The Centre for Food Safety had said it would test samples of all eggs imported from the mainland this week. The Agriculture, Fisheries and Conservation Department has been testing animal feed used on local farms and found no problems.

New Territories Chicken Breeders Association secretary Wong Yee-chuen said most local farmers did not use feed imported from China. 'Overseas feeds are more expensive, but it is quality that counts.'

Young Kam-yim, of the Hong Kong Egg Merchants Association, dismissed fears of wider contamination of eggs sold in the city, saying only some 10 per cent to 20 per cent of its eggs were imported from the mainland's northeastern provinces.

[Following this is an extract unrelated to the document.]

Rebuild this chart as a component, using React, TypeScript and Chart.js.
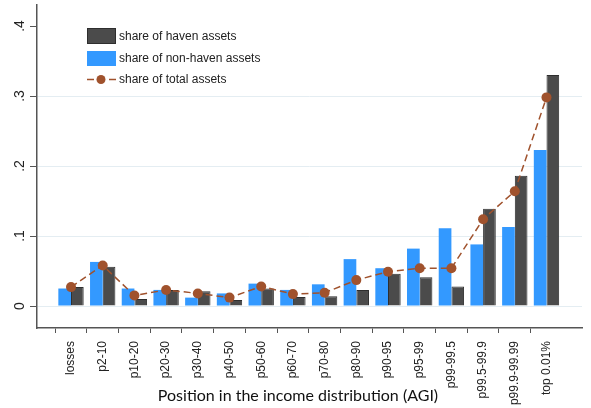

About 60 per cent of the eggs consumed in the city are imported from the mainland.

Legislator Wong Yung-kan, of the Democratic Alliance for Betterment and Progress of Hong Kong, suggested that all non-perishable foods imported from the mainland should be tested before they were allowed in markets.

'If the government only finds problems in foods after they have been eaten, it is too late,' he said.

A Hanwei Group spokesman said it was unaware of the news that its eggs were found to contain melamine, ATV News reported. The group is one of the biggest egg product firms in Asia. It also exports eggs to Japan, Russia and Europe.

A chicken farm under the group was at the centre of a bird flu scare two years ago when 30,000 chickens suddenly died.

China is caught in a food safety scandal over dairy products tainted with melamine, which has killed at least four babies on the mainland. Ten children in Hong Kong have also developed kidney stones after drinking the contaminated milk products.